You have to scroll down the whole configuration file for other key settings to activate and configure such as the Redis/Memcached server, template caching, session handler, among others.

Testing

There are two ways to test out this array:

curl -I -H "www.example.com" localhost

The -I flag will limit the response to the headers only.

You should see something like:

foo@baz:~$ curl -I -H "www.example.com" localhost
HTTP/1.1 200 OK
Date: Sun, 11 Mar 2018 03:24:00 GMT
Content-Type: text/html
Content-Length: 27
Last-Modified: Sun, 04 Mar 2018 10:34:58 GMT
ETag: "5a9bcbd2-1b"
Age: 5
X-Cache: HIT
X-Cache-Hits: 1
Accept-Ranges: bytes
Connection: keep-alive

The cache hits counter should keep incrementing if you ran the same command sucessively.

Try hitting the Grav backend to analyze E-tags if you are using them to control further the caching layers.

curl -I -H "www.example.com" localhost:8080

The second way is to actually stress test the set up.
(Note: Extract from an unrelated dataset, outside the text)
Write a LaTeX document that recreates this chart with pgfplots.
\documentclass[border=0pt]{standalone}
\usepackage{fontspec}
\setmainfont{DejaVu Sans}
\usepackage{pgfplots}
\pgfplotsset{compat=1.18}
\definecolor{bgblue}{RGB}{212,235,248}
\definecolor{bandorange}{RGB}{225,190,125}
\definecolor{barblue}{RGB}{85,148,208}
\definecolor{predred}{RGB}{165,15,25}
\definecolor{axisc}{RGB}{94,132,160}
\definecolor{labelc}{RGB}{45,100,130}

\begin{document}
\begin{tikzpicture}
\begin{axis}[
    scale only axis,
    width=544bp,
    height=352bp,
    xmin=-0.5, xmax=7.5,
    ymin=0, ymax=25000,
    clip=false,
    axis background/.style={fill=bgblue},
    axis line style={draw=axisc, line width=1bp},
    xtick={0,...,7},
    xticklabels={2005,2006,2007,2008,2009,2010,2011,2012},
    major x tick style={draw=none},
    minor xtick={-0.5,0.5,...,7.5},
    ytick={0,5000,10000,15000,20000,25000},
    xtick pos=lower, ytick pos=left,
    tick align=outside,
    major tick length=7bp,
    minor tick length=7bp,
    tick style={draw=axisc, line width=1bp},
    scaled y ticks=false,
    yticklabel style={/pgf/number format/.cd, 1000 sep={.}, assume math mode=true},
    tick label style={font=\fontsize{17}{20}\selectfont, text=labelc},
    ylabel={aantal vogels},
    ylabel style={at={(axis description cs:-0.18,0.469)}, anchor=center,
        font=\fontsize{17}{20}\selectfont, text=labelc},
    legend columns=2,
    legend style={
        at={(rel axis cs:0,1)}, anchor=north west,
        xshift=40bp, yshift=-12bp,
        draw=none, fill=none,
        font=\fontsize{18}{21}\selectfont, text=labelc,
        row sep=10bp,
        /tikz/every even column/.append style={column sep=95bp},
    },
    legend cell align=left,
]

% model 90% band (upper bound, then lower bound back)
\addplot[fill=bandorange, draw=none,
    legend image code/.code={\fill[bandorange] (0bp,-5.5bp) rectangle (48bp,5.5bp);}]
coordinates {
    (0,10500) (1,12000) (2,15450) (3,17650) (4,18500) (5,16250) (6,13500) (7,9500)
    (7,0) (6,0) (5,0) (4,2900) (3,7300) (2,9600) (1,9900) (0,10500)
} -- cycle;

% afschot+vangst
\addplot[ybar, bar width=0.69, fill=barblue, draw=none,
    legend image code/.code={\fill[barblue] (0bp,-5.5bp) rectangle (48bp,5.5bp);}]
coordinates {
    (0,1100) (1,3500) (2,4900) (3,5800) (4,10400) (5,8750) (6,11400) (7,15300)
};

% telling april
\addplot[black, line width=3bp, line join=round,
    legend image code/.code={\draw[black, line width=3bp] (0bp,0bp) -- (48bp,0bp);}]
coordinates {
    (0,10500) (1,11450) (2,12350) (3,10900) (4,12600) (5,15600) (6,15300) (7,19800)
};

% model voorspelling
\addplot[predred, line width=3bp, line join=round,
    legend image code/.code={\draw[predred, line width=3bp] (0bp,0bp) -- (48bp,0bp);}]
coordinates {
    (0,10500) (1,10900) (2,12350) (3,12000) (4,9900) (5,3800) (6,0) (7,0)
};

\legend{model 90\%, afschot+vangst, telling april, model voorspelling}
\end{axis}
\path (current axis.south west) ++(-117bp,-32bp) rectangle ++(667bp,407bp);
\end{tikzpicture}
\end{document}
For doing it properly you will need an externalized service such as Loader.io.

Even with a single small VM I can bet my cup of coffee that you will achive 10,000 concurrent requests per second without breaking a drop of sweat.

But, don't claim you won the bet without first disabling all DDoS protection mechanisms engaged across all the layers in the set up (I.e., Nginx caps by default the number of requests coming from a single IP address up to a number that you can change in the settings). If you don't do that Loader.io or any other stress tester will error out around 500/minute.

Advanced Stuff

Let's say you are very serious about runing your Online operations professionally. That will mean that you have a scientific approach to what you do and all your decisions are backed up by analytics data. So, you need to iterate systematically using A/B testing and in some cases if you are dealing with registered users somehow, using canary testing as well.

A/B Testing

Grav uses Twig as its templating engine. It would be trivial to write some code to pull that off.

Canary Users

I haven't seen yet a Grav plugin for Feature Toggling on the official site, but it looks trivial to me to write one yourself.

Wrapping up

With the proper set up for caching and in-RAM data structures, you can beef up your themes and plugins in order to create a very engaging experience for your users without any concerns on affecting the overall performance.

As you hopefully verified yourself with your tests and instrumentation, Grav is a very powerful tool for running serious business on it.